**TASK DIRECTIONS**
The lines to print start at the one containing "Give me the" and end at the one containing "const rightTicks = [10, 14, 18, 22, 26, 30, 34, 38];"; print them exactly, ends included, and only them.

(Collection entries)

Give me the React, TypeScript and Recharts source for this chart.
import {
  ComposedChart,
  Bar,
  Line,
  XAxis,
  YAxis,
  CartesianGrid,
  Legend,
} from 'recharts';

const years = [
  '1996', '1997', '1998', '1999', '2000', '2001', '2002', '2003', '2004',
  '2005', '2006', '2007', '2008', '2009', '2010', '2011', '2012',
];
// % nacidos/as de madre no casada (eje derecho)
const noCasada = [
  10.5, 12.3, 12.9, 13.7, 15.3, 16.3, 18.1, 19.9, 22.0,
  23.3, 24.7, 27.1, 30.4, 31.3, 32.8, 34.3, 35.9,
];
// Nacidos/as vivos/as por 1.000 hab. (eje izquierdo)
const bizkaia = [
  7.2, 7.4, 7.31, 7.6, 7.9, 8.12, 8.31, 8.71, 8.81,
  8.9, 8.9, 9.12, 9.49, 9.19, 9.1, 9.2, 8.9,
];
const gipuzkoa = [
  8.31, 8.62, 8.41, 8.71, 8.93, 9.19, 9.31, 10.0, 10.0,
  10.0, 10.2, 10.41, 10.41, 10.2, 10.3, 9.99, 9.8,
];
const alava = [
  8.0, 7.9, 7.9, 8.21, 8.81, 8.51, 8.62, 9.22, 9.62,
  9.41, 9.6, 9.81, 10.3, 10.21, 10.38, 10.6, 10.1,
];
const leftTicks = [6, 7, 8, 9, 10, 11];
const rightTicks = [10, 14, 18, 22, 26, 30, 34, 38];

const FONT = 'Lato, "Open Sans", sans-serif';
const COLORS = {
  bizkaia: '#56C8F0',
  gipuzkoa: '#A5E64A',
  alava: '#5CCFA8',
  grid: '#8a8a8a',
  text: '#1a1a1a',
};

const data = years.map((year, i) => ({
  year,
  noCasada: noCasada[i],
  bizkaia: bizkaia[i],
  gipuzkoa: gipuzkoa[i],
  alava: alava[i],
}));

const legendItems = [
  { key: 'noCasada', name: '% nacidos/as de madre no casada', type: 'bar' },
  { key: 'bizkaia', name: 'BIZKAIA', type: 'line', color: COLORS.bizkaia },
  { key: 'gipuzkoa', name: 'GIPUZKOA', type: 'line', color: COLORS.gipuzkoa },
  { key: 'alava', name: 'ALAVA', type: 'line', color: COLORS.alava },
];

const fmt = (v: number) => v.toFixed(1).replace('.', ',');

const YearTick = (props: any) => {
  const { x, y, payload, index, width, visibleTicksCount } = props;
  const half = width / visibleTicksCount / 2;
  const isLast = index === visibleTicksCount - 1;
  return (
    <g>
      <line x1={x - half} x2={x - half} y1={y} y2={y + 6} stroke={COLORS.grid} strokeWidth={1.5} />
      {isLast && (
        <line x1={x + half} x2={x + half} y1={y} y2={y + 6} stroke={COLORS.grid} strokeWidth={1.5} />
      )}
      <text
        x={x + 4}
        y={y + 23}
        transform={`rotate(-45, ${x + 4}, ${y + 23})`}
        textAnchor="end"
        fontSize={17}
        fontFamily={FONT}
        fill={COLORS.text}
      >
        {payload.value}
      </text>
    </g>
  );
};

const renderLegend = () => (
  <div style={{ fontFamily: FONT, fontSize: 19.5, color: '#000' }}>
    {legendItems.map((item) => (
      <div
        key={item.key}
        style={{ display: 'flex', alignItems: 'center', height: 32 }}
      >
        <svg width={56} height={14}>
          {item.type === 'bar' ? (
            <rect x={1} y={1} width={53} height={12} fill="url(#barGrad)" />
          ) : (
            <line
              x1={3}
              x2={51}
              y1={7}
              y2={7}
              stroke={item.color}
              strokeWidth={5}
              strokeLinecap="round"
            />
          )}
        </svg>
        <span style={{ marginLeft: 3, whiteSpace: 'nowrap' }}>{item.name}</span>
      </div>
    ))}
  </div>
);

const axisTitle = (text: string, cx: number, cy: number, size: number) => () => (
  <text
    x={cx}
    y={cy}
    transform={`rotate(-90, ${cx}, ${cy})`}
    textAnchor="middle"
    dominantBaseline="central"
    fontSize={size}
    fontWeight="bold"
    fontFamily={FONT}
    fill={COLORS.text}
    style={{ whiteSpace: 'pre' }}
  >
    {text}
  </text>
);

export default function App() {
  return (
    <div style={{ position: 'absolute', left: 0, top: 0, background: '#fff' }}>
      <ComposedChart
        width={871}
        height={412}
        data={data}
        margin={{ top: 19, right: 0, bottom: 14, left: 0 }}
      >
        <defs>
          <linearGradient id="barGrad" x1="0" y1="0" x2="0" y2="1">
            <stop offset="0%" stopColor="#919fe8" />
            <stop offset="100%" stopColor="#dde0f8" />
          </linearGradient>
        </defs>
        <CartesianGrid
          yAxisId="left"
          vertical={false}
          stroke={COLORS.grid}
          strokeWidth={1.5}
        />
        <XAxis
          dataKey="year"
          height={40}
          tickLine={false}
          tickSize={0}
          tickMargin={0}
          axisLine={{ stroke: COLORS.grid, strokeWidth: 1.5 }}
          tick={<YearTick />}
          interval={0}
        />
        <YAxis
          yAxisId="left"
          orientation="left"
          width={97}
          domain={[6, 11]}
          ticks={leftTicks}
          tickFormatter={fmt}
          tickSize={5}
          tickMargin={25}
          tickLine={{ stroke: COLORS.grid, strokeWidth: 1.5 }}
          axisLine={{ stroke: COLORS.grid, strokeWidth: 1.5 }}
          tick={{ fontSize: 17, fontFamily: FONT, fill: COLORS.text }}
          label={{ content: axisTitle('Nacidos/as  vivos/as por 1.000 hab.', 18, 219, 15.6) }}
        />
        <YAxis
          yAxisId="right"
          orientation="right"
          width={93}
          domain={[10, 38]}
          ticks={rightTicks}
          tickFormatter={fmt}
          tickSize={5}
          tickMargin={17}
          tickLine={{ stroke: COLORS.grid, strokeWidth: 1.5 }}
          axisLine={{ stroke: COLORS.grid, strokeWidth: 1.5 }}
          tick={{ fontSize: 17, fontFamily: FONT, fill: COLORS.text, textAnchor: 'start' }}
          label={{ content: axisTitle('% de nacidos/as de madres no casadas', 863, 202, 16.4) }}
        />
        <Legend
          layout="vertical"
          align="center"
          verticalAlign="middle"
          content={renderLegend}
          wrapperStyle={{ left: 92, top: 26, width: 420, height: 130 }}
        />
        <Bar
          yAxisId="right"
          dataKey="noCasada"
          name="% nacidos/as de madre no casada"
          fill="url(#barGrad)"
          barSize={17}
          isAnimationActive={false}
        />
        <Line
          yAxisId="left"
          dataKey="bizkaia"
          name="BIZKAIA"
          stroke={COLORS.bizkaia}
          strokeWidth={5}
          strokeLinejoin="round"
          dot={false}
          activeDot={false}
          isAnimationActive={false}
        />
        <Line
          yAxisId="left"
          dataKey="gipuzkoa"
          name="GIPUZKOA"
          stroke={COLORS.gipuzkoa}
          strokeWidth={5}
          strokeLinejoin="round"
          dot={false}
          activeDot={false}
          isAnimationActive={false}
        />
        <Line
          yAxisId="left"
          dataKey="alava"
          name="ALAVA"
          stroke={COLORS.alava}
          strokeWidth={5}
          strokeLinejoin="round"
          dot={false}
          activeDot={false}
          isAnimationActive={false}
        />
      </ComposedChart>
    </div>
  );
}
--
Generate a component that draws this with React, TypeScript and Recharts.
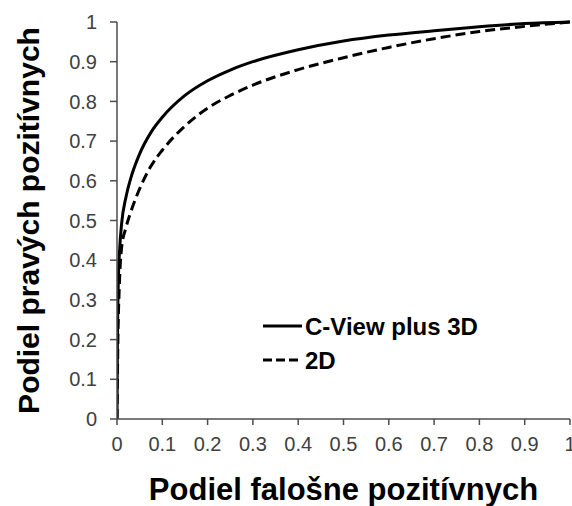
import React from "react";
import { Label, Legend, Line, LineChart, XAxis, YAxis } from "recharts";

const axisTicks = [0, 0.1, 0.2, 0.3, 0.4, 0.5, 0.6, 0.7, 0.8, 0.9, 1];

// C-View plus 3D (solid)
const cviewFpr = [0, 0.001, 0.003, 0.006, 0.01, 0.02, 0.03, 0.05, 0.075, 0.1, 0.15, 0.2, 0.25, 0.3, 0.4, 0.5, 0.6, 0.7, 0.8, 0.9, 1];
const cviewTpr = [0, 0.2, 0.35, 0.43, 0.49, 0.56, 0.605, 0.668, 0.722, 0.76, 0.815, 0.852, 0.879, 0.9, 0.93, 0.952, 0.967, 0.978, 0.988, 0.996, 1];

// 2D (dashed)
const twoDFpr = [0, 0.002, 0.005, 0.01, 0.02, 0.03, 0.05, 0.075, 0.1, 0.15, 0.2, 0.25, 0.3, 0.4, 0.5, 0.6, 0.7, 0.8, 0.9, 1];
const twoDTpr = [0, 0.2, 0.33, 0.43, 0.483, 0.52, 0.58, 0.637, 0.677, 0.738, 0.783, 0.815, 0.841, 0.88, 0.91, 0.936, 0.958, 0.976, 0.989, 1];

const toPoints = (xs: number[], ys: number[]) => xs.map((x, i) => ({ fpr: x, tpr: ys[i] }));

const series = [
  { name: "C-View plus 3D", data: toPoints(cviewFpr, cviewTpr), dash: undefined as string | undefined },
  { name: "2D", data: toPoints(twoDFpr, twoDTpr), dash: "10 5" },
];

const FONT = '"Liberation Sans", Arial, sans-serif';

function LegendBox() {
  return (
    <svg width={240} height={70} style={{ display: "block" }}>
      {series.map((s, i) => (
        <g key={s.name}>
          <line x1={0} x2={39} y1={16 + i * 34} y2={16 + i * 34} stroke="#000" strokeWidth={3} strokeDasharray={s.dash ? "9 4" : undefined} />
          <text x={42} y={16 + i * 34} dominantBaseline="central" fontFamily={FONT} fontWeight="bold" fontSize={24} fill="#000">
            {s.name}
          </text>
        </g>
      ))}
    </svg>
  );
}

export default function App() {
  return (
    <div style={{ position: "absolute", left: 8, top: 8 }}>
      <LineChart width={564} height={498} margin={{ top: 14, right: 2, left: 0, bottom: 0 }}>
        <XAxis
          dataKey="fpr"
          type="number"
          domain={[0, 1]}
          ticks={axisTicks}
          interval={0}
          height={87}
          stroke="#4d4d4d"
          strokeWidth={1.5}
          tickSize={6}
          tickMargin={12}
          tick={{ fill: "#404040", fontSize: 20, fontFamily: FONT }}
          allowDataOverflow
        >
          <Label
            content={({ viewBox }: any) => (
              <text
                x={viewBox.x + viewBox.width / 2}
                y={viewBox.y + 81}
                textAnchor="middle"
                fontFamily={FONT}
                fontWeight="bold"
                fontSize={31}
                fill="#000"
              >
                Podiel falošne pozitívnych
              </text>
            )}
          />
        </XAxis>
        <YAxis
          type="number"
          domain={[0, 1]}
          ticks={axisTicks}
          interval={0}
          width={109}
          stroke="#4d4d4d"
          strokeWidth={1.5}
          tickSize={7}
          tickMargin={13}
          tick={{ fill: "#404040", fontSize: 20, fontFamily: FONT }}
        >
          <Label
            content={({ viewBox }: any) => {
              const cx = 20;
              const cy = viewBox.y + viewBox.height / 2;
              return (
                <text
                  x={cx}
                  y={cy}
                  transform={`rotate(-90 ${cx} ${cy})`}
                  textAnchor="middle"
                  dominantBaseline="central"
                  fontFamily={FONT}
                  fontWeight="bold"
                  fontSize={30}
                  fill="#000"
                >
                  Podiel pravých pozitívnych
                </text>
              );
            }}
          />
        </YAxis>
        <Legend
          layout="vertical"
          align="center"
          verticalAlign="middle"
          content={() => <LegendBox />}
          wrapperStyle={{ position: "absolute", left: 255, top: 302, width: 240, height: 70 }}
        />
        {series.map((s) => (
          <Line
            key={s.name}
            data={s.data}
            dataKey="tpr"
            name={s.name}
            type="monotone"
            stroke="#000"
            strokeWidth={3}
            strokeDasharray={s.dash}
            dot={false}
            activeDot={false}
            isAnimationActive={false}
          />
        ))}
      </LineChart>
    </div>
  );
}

**RESULT OF THIS EXERCISE**
Give me the React, TypeScript and Recharts source for this chart.
import {
  ComposedChart,
  Bar,
  Line,
  XAxis,
  YAxis,
  CartesianGrid,
  Legend,
} from 'recharts';

const years = [
  '1996', '1997', '1998', '1999', '2000', '2001', '2002', '2003', '2004',
  '2005', '2006', '2007', '2008', '2009', '2010', '2011', '2012',
];
// % nacidos/as de madre no casada (eje derecho)
const noCasada = [
  10.5, 12.3, 12.9, 13.7, 15.3, 16.3, 18.1, 19.9, 22.0,
  23.3, 24.7, 27.1, 30.4, 31.3, 32.8, 34.3, 35.9,
];
// Nacidos/as vivos/as por 1.000 hab. (eje izquierdo)
const bizkaia = [
  7.2, 7.4, 7.31, 7.6, 7.9, 8.12, 8.31, 8.71, 8.81,
  8.9, 8.9, 9.12, 9.49, 9.19, 9.1, 9.2, 8.9,
];
const gipuzkoa = [
  8.31, 8.62, 8.41, 8.71, 8.93, 9.19, 9.31, 10.0, 10.0,
  10.0, 10.2, 10.41, 10.41, 10.2, 10.3, 9.99, 9.8,
];
const alava = [
  8.0, 7.9, 7.9, 8.21, 8.81, 8.51, 8.62, 9.22, 9.62,
  9.41, 9.6, 9.81, 10.3, 10.21, 10.38, 10.6, 10.1,
];
const leftTicks = [6, 7, 8, 9, 10, 11];
const rightTicks = [10, 14, 18, 22, 26, 30, 34, 38];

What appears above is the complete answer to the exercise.